Schumer detailed the cut specifically on page forty-six of the President’s budget. The document makes clear that “the budget proposes to eliminate the Transportation Security Administration's (TSA) Visible Intermodal Prevention and Response (VIPR) Teams. The program is duplicative of the efforts of State and local law enforcement agencies and lacks sufficient demonstrable benefits to justify its continuation.” Schumer said this kind of justification simply means putting the burden on the localities, like the NYPD, explaining how under that current White House budget proposal locals would end up footing the bill if they wanted to sustain the canine teams that save lives and screen for explosives.

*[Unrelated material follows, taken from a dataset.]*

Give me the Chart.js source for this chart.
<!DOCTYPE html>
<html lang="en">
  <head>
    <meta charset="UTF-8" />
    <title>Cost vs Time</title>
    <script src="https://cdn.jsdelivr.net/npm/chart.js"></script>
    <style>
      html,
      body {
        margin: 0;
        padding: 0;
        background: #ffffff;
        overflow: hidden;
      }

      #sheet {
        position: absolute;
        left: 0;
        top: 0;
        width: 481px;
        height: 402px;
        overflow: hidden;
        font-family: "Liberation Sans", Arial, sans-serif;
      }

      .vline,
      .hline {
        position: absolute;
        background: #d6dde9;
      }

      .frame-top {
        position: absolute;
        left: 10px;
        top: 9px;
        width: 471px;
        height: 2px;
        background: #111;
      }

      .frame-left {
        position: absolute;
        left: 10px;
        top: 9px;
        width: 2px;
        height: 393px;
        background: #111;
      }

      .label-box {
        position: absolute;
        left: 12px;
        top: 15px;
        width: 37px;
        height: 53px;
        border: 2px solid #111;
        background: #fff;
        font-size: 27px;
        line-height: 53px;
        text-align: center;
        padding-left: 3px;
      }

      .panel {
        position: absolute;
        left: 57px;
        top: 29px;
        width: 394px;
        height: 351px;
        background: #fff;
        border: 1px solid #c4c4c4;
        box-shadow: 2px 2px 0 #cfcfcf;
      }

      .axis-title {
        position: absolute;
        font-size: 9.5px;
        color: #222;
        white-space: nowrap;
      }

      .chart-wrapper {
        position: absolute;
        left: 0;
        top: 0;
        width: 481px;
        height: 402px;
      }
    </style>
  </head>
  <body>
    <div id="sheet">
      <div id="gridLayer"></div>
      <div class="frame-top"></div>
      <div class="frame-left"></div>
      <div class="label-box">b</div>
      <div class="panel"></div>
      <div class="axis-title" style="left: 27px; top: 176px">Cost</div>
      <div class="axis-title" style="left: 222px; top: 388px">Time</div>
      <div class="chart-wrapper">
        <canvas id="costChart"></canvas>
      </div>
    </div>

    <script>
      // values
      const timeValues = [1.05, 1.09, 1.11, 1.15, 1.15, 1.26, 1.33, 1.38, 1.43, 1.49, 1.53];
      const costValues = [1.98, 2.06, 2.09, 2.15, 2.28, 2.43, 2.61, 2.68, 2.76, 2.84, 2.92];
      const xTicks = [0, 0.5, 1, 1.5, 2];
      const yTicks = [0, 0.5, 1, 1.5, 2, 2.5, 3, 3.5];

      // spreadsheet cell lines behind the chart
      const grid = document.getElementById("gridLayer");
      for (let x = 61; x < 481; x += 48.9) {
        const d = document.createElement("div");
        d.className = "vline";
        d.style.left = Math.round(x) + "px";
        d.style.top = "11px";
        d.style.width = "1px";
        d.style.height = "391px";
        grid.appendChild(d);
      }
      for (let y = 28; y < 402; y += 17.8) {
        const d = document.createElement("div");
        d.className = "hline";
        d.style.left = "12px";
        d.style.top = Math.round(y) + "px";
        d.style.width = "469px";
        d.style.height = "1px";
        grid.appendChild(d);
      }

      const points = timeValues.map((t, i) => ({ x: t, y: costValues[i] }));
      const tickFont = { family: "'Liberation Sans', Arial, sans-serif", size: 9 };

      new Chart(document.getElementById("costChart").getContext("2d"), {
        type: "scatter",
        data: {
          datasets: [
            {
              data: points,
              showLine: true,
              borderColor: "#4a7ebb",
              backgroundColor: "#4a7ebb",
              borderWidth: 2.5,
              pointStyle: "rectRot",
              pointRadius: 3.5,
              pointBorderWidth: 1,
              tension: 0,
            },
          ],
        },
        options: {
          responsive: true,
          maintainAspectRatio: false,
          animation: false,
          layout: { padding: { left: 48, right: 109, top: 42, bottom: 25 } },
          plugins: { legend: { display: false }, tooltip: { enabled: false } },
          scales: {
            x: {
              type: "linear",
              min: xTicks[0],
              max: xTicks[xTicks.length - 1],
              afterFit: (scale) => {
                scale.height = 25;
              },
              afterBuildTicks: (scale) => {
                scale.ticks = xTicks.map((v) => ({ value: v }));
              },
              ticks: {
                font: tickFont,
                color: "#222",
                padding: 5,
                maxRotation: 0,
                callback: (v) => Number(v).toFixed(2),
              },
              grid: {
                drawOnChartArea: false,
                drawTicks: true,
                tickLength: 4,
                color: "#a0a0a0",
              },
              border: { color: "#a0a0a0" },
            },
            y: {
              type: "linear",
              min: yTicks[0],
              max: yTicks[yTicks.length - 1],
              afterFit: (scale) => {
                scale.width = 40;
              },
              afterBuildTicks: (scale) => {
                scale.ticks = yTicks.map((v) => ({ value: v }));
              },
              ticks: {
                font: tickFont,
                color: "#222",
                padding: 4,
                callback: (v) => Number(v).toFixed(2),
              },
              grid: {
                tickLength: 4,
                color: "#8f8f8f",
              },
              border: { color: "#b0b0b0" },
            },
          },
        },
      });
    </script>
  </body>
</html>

“This is just pushing the cost from the feds to the city, any city,” Schumer added. “But terror threats are of national concern, and New York, other big cities and transit hubs should not be shouldering the brunt of these security costs.”

Schumer explained that the canine teams help ensure national security and allow, for example at airports, TSA agents to more effectively and efficiently screen individuals for explosives. These dogs often play a necessary and critical redundancy to other security measures that screen individuals for explosives or explosive residue.  

Schumer also said he has fought this sort of effort before, but never a total and complete cut. One of the president’s previous budget proposals grossly slashed VIPR canine teams by $43 million or 23 total teams. Schumer led a bipartisan effort via a spending bill to restore those cuts and secured around $59 million to the VIPR initiative, sustaining 31 teams, which is the current cost and count nationally.

Canine teams include a highly trained detection dog and a handler. Visible Intermodal Prevent and Response (VIPR) teams augment the security of any mode of transportation at any location within the United States. VIPR teams may approach people and ask questions, examine bags, search vehicles, conduct searches, and patrol the airport to detect suspicious activity. According to the TSA, the agency allocates canine teams to specific cities and airports utilizing risk-based criteria that take into account multiple factors, including threat score, number of people with secure access, and passenger throughput.

Schumer has always supported the TSA’s use of canine screening teams, and in the past, the TSA has increased the number of highly trained Passenger Screening Canine Teams at New York City airports at Schumer’s request. Canine teams have been useful here, as well. For instance, Schumer pointed to an incident in February 2017 when eleven people walked through an unattended TSA checkpoint at JFK Airport. According to reports, eight of the passengers were screened by a canine prior to boarding. Schumer explained that because these teams are often deployed in real time, their usefulness is critical to law enforcement.

“We only have 31 VIPR teams across the country, and New York is often one of the destinations. To outright do away with these dog-sniffing bomb detection teams could be a giant mistake and put an even bigger target on New York,” he added.